La CDF a averti que « la question de l’unité de l’Eucharistie et de l’Église, dans laquelle l’Eucharistie présuppose et entraîne l’unité avec la communion de l’Église et sa foi avec le pape et les évêques, est sous-évaluée » dans le document de l’ÖAK.
Les responsables du Vatican ont également signalé que « les différences doctrinales » entre catholiques et protestants « sont encore si importantes qu’elles excluent actuellement la participation réciproque à la Cène et à l’Eucharistie ».
« Le document ne peut donc pas servir de guide pour une décision individuelle de conscience concernant l’approche de l’Eucharistie », ont écrit Ladaria et Morandi, avertissant également qu’« une ouverture de l’Église catholique vers la communion du repas eucharistique [avec les protestants]… ouvrirait nécessairement de nouvelles failles dans le dialogue œcuménique avec les Églises orthodoxes, et pas seulement en Allemagne ».

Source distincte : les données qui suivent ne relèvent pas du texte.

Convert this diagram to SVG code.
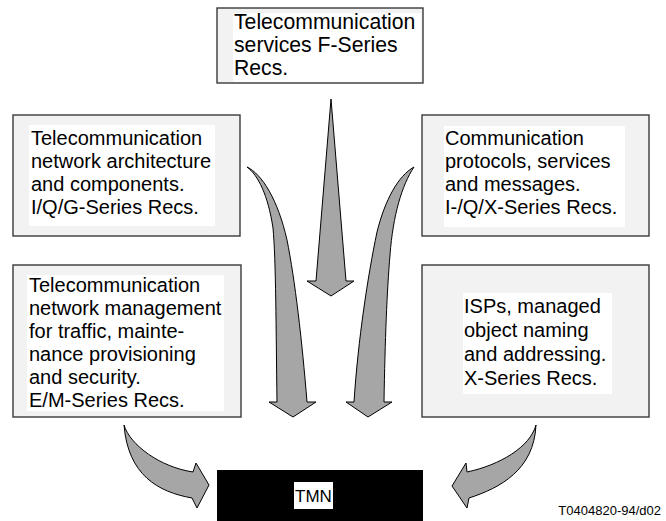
<svg xmlns="http://www.w3.org/2000/svg" width="666" height="521" viewBox="0 0 666 521">
<defs>
<style>
.box{fill:#f2f2f2;stroke:#3a3a3a;stroke-width:1.4}
.bg{fill:#ffffff}
.t{font-family:"Liberation Sans",Arial,sans-serif;font-size:20px;fill:#000}
.tt{font-family:"Liberation Sans",Arial,sans-serif;font-size:21.2px;fill:#000}
.arr{fill:#a6a6a6;stroke:#000;stroke-width:1;stroke-linejoin:miter}
</style>
</defs>
<rect width="666" height="521" fill="#ffffff"/>
<g id="connectors">
<path class="arr" d="M331,99 L346,281 L354,281 L331,296 L307,281 L316,281 Z"/>
<path class="arr" d="M247,167 C262,174 278,200 287,240 C295,280 302,340 307,402 L316,402 L293,417 L269,402 L277,402 C276,330 276,260 273,228 C268,195 258,175 247,167 Z"/>
<path class="arr" d="M414,167 C398,176 385,200 377,232 C368,275 358,340 354,402 L346,402 L368,417 L392,402 L384,402 C385,340 387,290 390,255 C393,215 402,185 414,167 Z"/>
<path class="arr" d="M124,425 C130,445 160,467 193,472 L196,463 L209,485 L197,508 L192,498 C158,492 128,475 124,425 Z"/>
<path class="arr" d="M536,425 C530,447 500,465 467,472 L466,463 L452,486 L467,508 L469,498 C500,488 534,470 536,425 Z"/>
</g>
<g id="node-top">
<rect class="box" x="217" y="8" width="206" height="75"/>
<rect class="bg" x="233" y="13" width="188" height="69"/>
<text class="tt" x="234" y="29">Telecommunication</text>
<text class="tt" x="234" y="52">services F-Series</text>
<text class="tt" x="234" y="75">Recs.</text>
</g>
<g id="node-left1">
<rect class="box" x="13" y="115" width="227" height="121"/>
<rect class="bg" x="29" y="125" width="186" height="101"/>
<text class="t" x="31" y="145">Telecommunication</text>
<text class="t" x="31" y="168">network architecture</text>
<text class="t" x="31" y="191">and components.</text>
<text class="t" x="31" y="214">I/Q/G-Series Recs.</text>
</g>
<g id="node-right1">
<rect class="box" x="422" y="115" width="227" height="121"/>
<rect class="bg" x="444" y="126" width="181" height="101"/>
<text class="t" x="445" y="145">Communication</text>
<text class="t" x="445" y="168">protocols, services</text>
<text class="t" x="445" y="191">and messages.</text>
<text class="t" x="445" y="214">I-/Q/X-Series Recs.</text>
</g>
<g id="node-left2">
<rect class="box" x="13" y="265" width="228" height="152"/>
<rect class="bg" x="27" y="275" width="197" height="136"/>
<text class="t" x="29" y="292">Telecommunication</text>
<text class="t" x="29" y="315">network management</text>
<text class="t" x="29" y="338">for traffic, mainte-</text>
<text class="t" x="29" y="361">nance provisioning</text>
<text class="t" x="29" y="384">and security.</text>
<text class="t" x="29" y="407">E/M-Series Recs.</text>
</g>
<g id="node-right2">
<rect class="box" x="422" y="265" width="227" height="152"/>
<rect class="bg" x="463" y="293" width="149" height="101"/>
<text class="t" x="464" y="313">ISPs, managed</text>
<text class="t" x="464" y="337">object naming</text>
<text class="t" x="464" y="361">and addressing.</text>
<text class="t" x="464" y="385">X-Series Recs.</text>
</g>
<g id="node-tmn">
<rect x="217" y="470" width="206" height="60" fill="#000"/>
<rect class="bg" x="294" y="482" width="39" height="27"/>
<text x="313.5" y="502" text-anchor="middle" font-family="'Liberation Sans',Arial,sans-serif" font-size="17" fill="#000">TMN</text>
</g>
<g id="label">
<text x="661" y="515" text-anchor="end" font-family="'Liberation Sans',Arial,sans-serif" font-size="13" fill="#000">T0404820-94/d02</text>
</g>
</svg>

Avant la réunion des évêques allemands à Fulda, le président du Conseil pontifical pour la promotion de l’unité des chrétiens, le cardinal Kurt Koch, a mis en garde les évêques allemands contre le fait de faire cavalier seul en tant qu’Église nationale sur la question de la communion partagée après la lettre de la CDF.
« Si les évêques allemands devaient accorder à une telle lettre de la Congrégation pour la doctrine de la foi une place moins élevée qu’à un document d’un groupe de travail œcuménique, alors quelque chose ne serait plus correct dans la hiérarchie des critères parmi les évêques », a mis en garde Koch.
Le cardinal – qui a participé à la rédaction de la lettre de la CDF – a déclaré que l’organisme doctrinal du Vatican avait choisi de faire coïncider la missive avec l’assemblée plénière des évêques allemands, pour rappeler à l’épiscopat du pays qu’il n’avait pas l’autorité de décider lui-même d’une question d’Église universelle aussi importante que l’Eucharistie partagée.
Une théologienne prend la défense du progrès œcuménique
De son côté, la théologienne Dorothea Sattler – co-auteure de l’article de l’ÖAK et directrice de l’Institut œcuménique de la Faculté de théologie catholique de l’Université de Münster – a défendu la proposition d’intercommunion et a rejeté l’accusation de la CDF selon laquelle le groupe avait séparé le Christ et l’Église.
En ce qui concerne l’œcuménisme, « nous ne pouvons pas tout recommencer à chaque fois ; il y a déjà tant d’études qui ne sont pas reconnues », a ajouté D. Sattler, soulignant le fait qu’à la lumière des objections du Vatican, « nous sommes certainement prêts à examiner notre document d’un point de vue théologique et à le développer davantage, mais seulement s’il y a au moins la perspective que quelque chose change dans la pratique ».